Igor Gusev

Personal information
- Full name: Igor Alekseyevich Gusev
- Date of birth: 1 November 1975 (age 50)
- Height: 1.91 m (6 ft 3 in)
- Position: Goalkeeper

Youth career
- FShM Moscow

Senior career*
- Years: Team / Apps / (Gls)
- 1991: FC Zvezda Moscow / 0 / (0)
- 1992–1996: FC Dynamo Moscow / 0 / (0)
- 1992–1996: → FC Dynamo-d Moscow / 44 / (0)
- 1994–1996: → FC Dynamo-2 Moscow / 40 / (0)
- 1997–1999: FC Saturn Ramenskoye / 7 / (0)
- 1999: → FC Saturn-d Ramenskoye / 13 / (0)
- 2000: FC Vityaz Podolsk (amateur)
- 2000: FC Neftekhimik Nizhnekamsk / 4 / (0)
- 2001: Roma Bălți
- 2002: FC Neftekhimik Nizhnekamsk / 9 / (0)
- 2003: FC Zhenis / 20 / (0)
- 2004: FC Neftekhimik Nizhnekamsk / 39 / (0)
- 2005: FC Sochi-04 / 5 / (0)
- 2005–2007: FC Nara-Desna Naro-Fominsk / 76 / (0)
- 2008: FC Spartak Shchyolkovo / 31 / (0)
- 2009–2010: FC Olimp-SKOPA Zheleznodorozhny
- 2011–2012: FC Olimp Fryazino

Managerial career
- 2009: FC Nara-ShBFR Naro-Fominsk (administrator)
- 2010: FC Nara-ShBFR Naro-Fominsk (assistant)

= Igor Gusev =

Russian footballer and coach (born 1975)

Igor Alekseyevich Gusev (Игорь Алексеевич Гусев; born 1 November 1975) is a Russian professional football coach and a former player.

==Biography==

=== Club career ===
Gusev was a pupil of the Moscow Youth Football School. In 1991, he was announced for the senior team of the FSM, which played under the name "Zvezda", but did not enter the field in official matches.

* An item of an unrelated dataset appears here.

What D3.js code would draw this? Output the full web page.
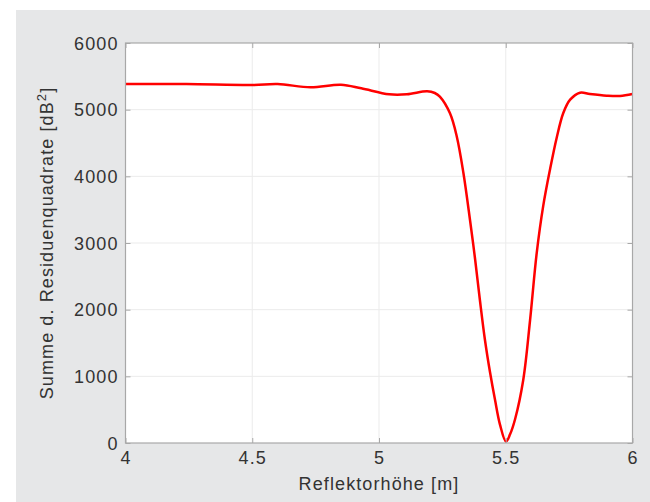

Since 1992, he played for the reserve team of Dynamo Moscow, and also played for the farm team, which played in the third league at the same time as the blue and white reserve team. In total, Dynamo played more than 80 matches for the reserve teams. In 1997, he moved to Saturn Ramenskoye, played seven matches in the first division in his first season, but then lost his place on the team and played only for the reserve team. Since 2000, he has played intermittently for Neftekhimik Nizhnekamsk.

In 2003, he joined Kazakhstan's Zhenis. He played his debut match in the top league of Kazakhstan on May 20, 2003 against Yelimaya. In total, during the season he took part in 20 championship matches, one Kazakhstan Cup game and two UEFA Cup matches. At the end of the season, he became the bronze medalist of the national championship with the team.

After returning to Russia, he played one more season in the first division for Neftekhimik, then played for clubs in the second division. At the end of his career, he played at the amateur level for Olymp, representing Zheleznodorozhny and Fryazino, and at the same time worked as a coach and administrator of the Nara-SHBFR club. At the age of 37, he finished his sports career.

=== National team career ===
In 1994, he played three matches in the final tournament of the junior (under 18) World Championship as part of the Russian national team, and became a bronze medalist. In 1995, he took part in the final tournament of the World Youth Championship as a member of the Russian national team (U-19).

=== Coaching career ===
He was a member of the coaching staff of the Nara-SBFR second division club. From 2019 to 2023, he worked as a goalkeeping coach at the women's CSKA Moscow. In June 2021, he served as head coach in one match after the resignation of Maxim Zinoviev. In September 2021, he again briefly became acting head coach after the resignation of Sergei Lavrentiev, but during this period the team did not hold matches. In February 2023, he left FC CSKA.